▶ [WORK TO DO]: Print the material below exactly as it stands, please, from its first line to the line holding "15.1, 16.9, 18.5]", with no pictures.

▶ [INFORMATION SUPPLIED]:
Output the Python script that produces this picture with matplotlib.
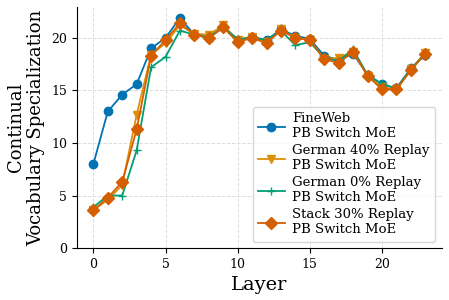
import matplotlib
matplotlib.use("Agg")
import matplotlib.pyplot as plt

layers = list(range(24))
fineweb = [8.0, 13.0, 14.6, 15.6, 19.0, 20.0, 21.9, 20.3, 20.0, 21.0, 19.8, 20.1,
           19.8, 20.8, 20.2, 19.9, 18.3, 17.9, 18.5, 16.5, 15.6, 15.2, 17.1, 18.4]
german40 = [3.6, 4.6, 6.0, 12.7, 18.4, 19.5, 21.2, 20.4, 20.3, 21.2, 19.8, 20.1,
            19.6, 20.8, 20.0, 19.8, 18.0, 18.1, 18.7, 16.4, 15.3, 15.1, 17.0, 18.6]
german0 = [3.9, 5.0, 5.0, 9.3, 17.2, 18.2, 20.7, 20.3, 20.1, 21.0, 19.9, 20.0,
           19.8, 20.7, 19.3, 19.6, 18.1, 17.8, 18.9, 16.5, 15.6, 15.2, 17.0, 18.5]
stack30 = [3.6, 4.8, 6.3, 11.3, 18.3, 19.8, 21.4, 20.3, 20.0, 21.0, 19.6, 20.0,
           19.5, 20.7, 20.0, 19.8, 18.0, 17.6, 18.7, 16.4, 15.1, 15.1, 16.9, 18.5]

labels = ["FineWeb\nPB Switch MoE", "German 40% Replay\nPB Switch MoE",
          "German 0% Replay\nPB Switch MoE", "Stack 30% Replay\nPB Switch MoE"]
colors = ["#0173b2", "#de8f05", "#029e73", "#d55e00"]
markers = ["o", "v", "+", "D"]

plt.rcParams['font.family'] = ['DejaVu Serif']
fig = plt.figure(figsize=(4.49, 3.0), dpi=100)
ax = fig.add_axes([0.171, 0.173, 0.813, 0.804])

for ys, lab, c, m in zip([fineweb, german40, german0, stack30], labels, colors, markers):
    ax.plot(layers, ys, marker=m, color=c, label=lab, markersize=6, linewidth=1.3)

ax.set_ylim(0, 22.95)
ax.set_xlabel("Layer", fontsize=14)
ax.set_ylabel("Continual\nVocabulary Specialization", fontsize=13)
ax.tick_params(labelsize=9)
ax.grid(True, linestyle='--', color='#dddddd', linewidth=0.7)
ax.spines['top'].set_visible(False)
ax.spines['right'].set_visible(False)
ax.legend(loc='lower right', fontsize=9.5, handlelength=2, labelspacing=0.3,
          borderpad=0.4, handletextpad=0.6)
fig.savefig("out.png", dpi=100)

▶ [WORKED ANSWER]:
Output the Python script that produces this picture with matplotlib.
import matplotlib
matplotlib.use("Agg")
import matplotlib.pyplot as plt

layers = list(range(24))
fineweb = [8.0, 13.0, 14.6, 15.6, 19.0, 20.0, 21.9, 20.3, 20.0, 21.0, 19.8, 20.1,
           19.8, 20.8, 20.2, 19.9, 18.3, 17.9, 18.5, 16.5, 15.6, 15.2, 17.1, 18.4]
german40 = [3.6, 4.6, 6.0, 12.7, 18.4, 19.5, 21.2, 20.4, 20.3, 21.2, 19.8, 20.1,
            19.6, 20.8, 20.0, 19.8, 18.0, 18.1, 18.7, 16.4, 15.3, 15.1, 17.0, 18.6]
german0 = [3.9, 5.0, 5.0, 9.3, 17.2, 18.2, 20.7, 20.3, 20.1, 21.0, 19.9, 20.0,
           19.8, 20.7, 19.3, 19.6, 18.1, 17.8, 18.9, 16.5, 15.6, 15.2, 17.0, 18.5]
stack30 = [3.6, 4.8, 6.3, 11.3, 18.3, 19.8, 21.4, 20.3, 20.0, 21.0, 19.6, 20.0,
           19.5, 20.7, 20.0, 19.8, 18.0, 17.6, 18.7, 16.4, 15.1, 15.1, 16.9, 18.5]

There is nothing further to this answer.